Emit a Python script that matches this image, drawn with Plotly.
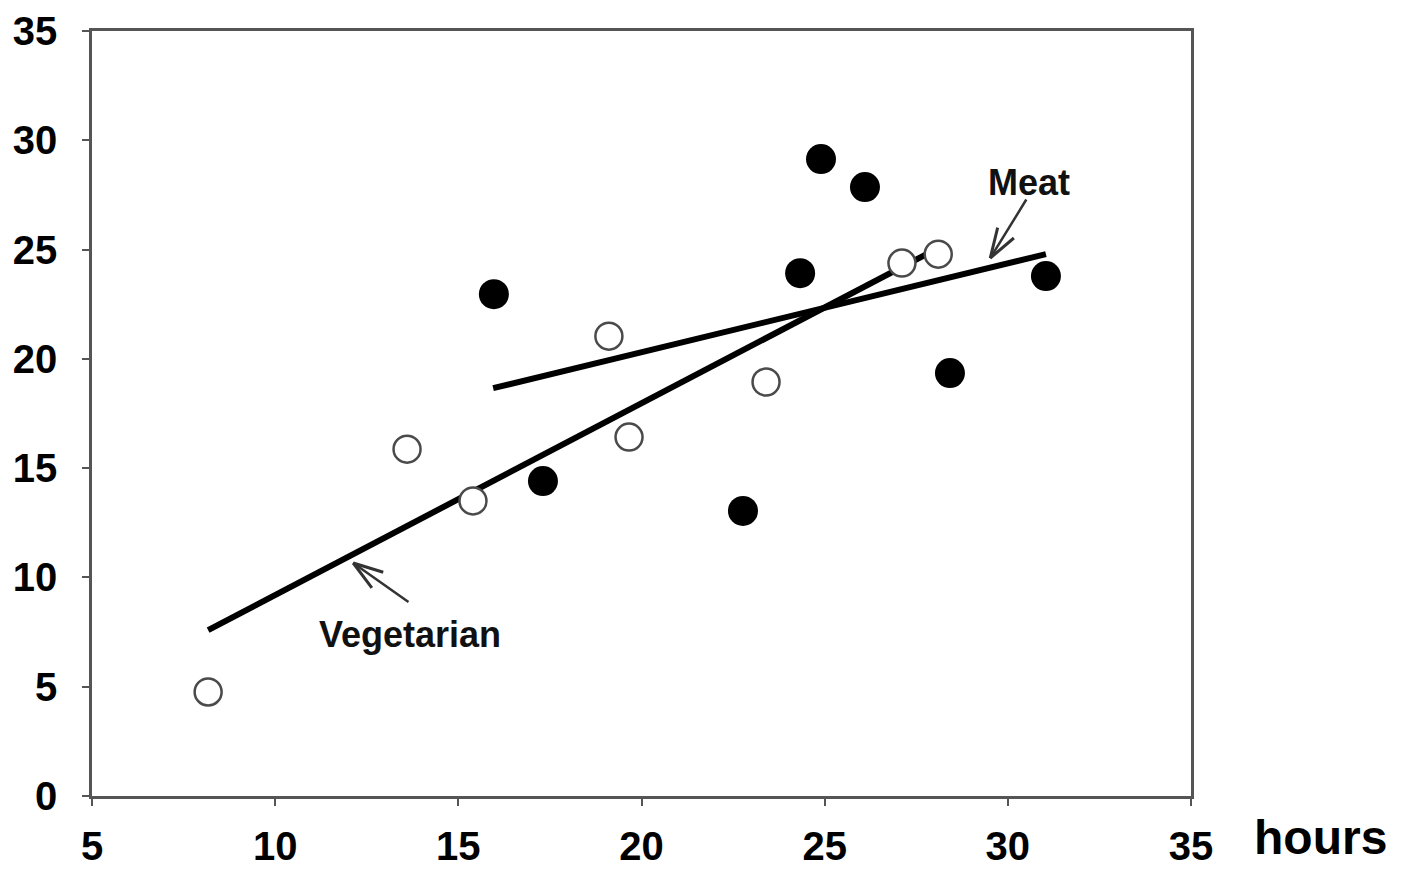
import math
import plotly.graph_objects as go

# Vegetarian diet (open circles)
veg_hours = [8.17, 13.60, 15.40, 19.11, 19.66, 23.40, 27.11, 28.10]
veg_values = [4.76, 15.87, 13.50, 21.04, 16.42, 18.94, 24.38, 24.79]

# Meat diet (filled circles)
meat_hours = [15.97, 17.31, 22.77, 24.33, 24.90, 26.10, 28.42, 31.04]
meat_values = [22.96, 14.41, 13.04, 23.92, 29.14, 27.86, 19.35, 23.79]

# Fitted trend lines (end points)
veg_fit_hours = [8.17, 28.10]
veg_fit_values = [7.59, 25.07]
meat_fit_hours = [15.95, 31.04]
meat_fit_values = [18.66, 24.79]

x_ticks = [5, 10, 15, 20, 25, 30, 35]
y_ticks = [0, 5, 10, 15, 20, 25, 30, 35]

# Label arrows: (label, label position, arrow tail, arrow tip) in data units
labels = [
    ("Vegetarian", (13.68, 7.37), (13.68, 8.83), (12.13, 10.66)),
    ("Meat", (30.58, 28.09), (30.53, 27.36), (29.52, 24.61)),
]

W, H = 1402, 869
M_L, M_R, M_T, M_B = 92, 211, 31, 73
X_RANGE = [5, 35]
Y_RANGE = [0, 35]
px_per_x = (W - M_L - M_R) / (X_RANGE[1] - X_RANGE[0])
px_per_y = (H - M_T - M_B) / (Y_RANGE[1] - Y_RANGE[0])

FONT = "Liberation Sans, Arial, sans-serif"
AXIS_COLOR = "#555555"
ARROW_COLOR = "#333333"

fig = go.Figure()

fig.add_trace(go.Scatter(
    x=veg_fit_hours, y=veg_fit_values, mode="lines",
    line=dict(color="black", width=6), showlegend=False, hoverinfo="skip"))
fig.add_trace(go.Scatter(
    x=meat_fit_hours, y=meat_fit_values, mode="lines",
    line=dict(color="black", width=6), showlegend=False, hoverinfo="skip"))

fig.add_trace(go.Scatter(
    x=meat_hours, y=meat_values, mode="markers", name="Meat",
    marker=dict(symbol="circle", size=30, color="black",
                line=dict(color="black", width=0)),
    showlegend=False))
fig.add_trace(go.Scatter(
    x=veg_hours, y=veg_values, mode="markers", name="Vegetarian",
    marker=dict(symbol="circle", size=27, color="white",
                line=dict(color="#4a4a4a", width=2.5)),
    showlegend=False))

annotations = []
barb_len = 33
barb_angle = math.radians(18)
for text, (lx, ly), (sx, sy), (tx, ty) in labels:
    annotations.append(dict(
        x=lx, y=ly, xref="x", yref="y", text=text, showarrow=False,
        font=dict(family=FONT, size=36, color="#111111", weight="bold"),
        xanchor="center", yanchor="middle"))
    # shaft
    annotations.append(dict(
        x=tx, y=ty, xref="x", yref="y", ax=sx, ay=sy, axref="x", ayref="y",
        text="", showarrow=True, arrowhead=0, arrowwidth=2.5,
        arrowcolor=ARROW_COLOR, font=dict(size=1)))
    # open arrowhead barbs
    dxp = (sx - tx) * px_per_x
    dyp = -(sy - ty) * px_per_y
    a = math.atan2(dyp, dxp)
    for sgn in (-1, 1):
        b = a + sgn * barb_angle
        annotations.append(dict(
            x=tx, y=ty, xref="x", yref="y",
            ax=barb_len * math.cos(b), ay=barb_len * math.sin(b),
            text="", showarrow=True, arrowhead=0, arrowwidth=3,
            arrowcolor=ARROW_COLOR, font=dict(size=1)))

annotations.append(dict(
    x=1.118, y=-0.054, xref="paper", yref="paper", text="hours",
    showarrow=False, xanchor="center", yanchor="middle",
    font=dict(family=FONT, size=48, color="black", weight="bold")))

axis_common = dict(
    showgrid=False, zeroline=False, showline=True, mirror=True,
    linecolor=AXIS_COLOR, linewidth=2.5, ticks="outside", ticklen=7,
    tickwidth=2, tickcolor=AXIS_COLOR, automargin=False,
    tickfont=dict(family=FONT, size=40, color="black", weight="bold"),
)

fig.update_layout(
    width=W, height=H,
    margin=dict(l=M_L, r=M_R, t=M_T, b=M_B),
    paper_bgcolor="white", plot_bgcolor="white",
    xaxis=dict(range=X_RANGE, tickvals=x_ticks, ticktext=[str(v) for v in x_ticks],
               ticklabelstandoff=6, **axis_common),
    yaxis=dict(range=Y_RANGE, tickvals=y_ticks, ticktext=[str(v) for v in y_ticks],
               ticklabelstandoff=17, **axis_common),
    annotations=annotations,
    showlegend=False,
)

fig.write_html("out.html")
····················
Task directions:
Skip the pictures and restate exactly the lines from the beginning of the listing to the line with "fig = go.Figure()", that line included.

Exercise solution:
Emit a Python script that matches this image, drawn with Plotly.
import math
import plotly.graph_objects as go

# Vegetarian diet (open circles)
veg_hours = [8.17, 13.60, 15.40, 19.11, 19.66, 23.40, 27.11, 28.10]
veg_values = [4.76, 15.87, 13.50, 21.04, 16.42, 18.94, 24.38, 24.79]

# Meat diet (filled circles)
meat_hours = [15.97, 17.31, 22.77, 24.33, 24.90, 26.10, 28.42, 31.04]
meat_values = [22.96, 14.41, 13.04, 23.92, 29.14, 27.86, 19.35, 23.79]

# Fitted trend lines (end points)
veg_fit_hours = [8.17, 28.10]
veg_fit_values = [7.59, 25.07]
meat_fit_hours = [15.95, 31.04]
meat_fit_values = [18.66, 24.79]

x_ticks = [5, 10, 15, 20, 25, 30, 35]
y_ticks = [0, 5, 10, 15, 20, 25, 30, 35]

# Label arrows: (label, label position, arrow tail, arrow tip) in data units
labels = [
    ("Vegetarian", (13.68, 7.37), (13.68, 8.83), (12.13, 10.66)),
    ("Meat", (30.58, 28.09), (30.53, 27.36), (29.52, 24.61)),
]

W, H = 1402, 869
M_L, M_R, M_T, M_B = 92, 211, 31, 73
X_RANGE = [5, 35]
Y_RANGE = [0, 35]
px_per_x = (W - M_L - M_R) / (X_RANGE[1] - X_RANGE[0])
px_per_y = (H - M_T - M_B) / (Y_RANGE[1] - Y_RANGE[0])

FONT = "Liberation Sans, Arial, sans-serif"
AXIS_COLOR = "#555555"
ARROW_COLOR = "#333333"

fig = go.Figure()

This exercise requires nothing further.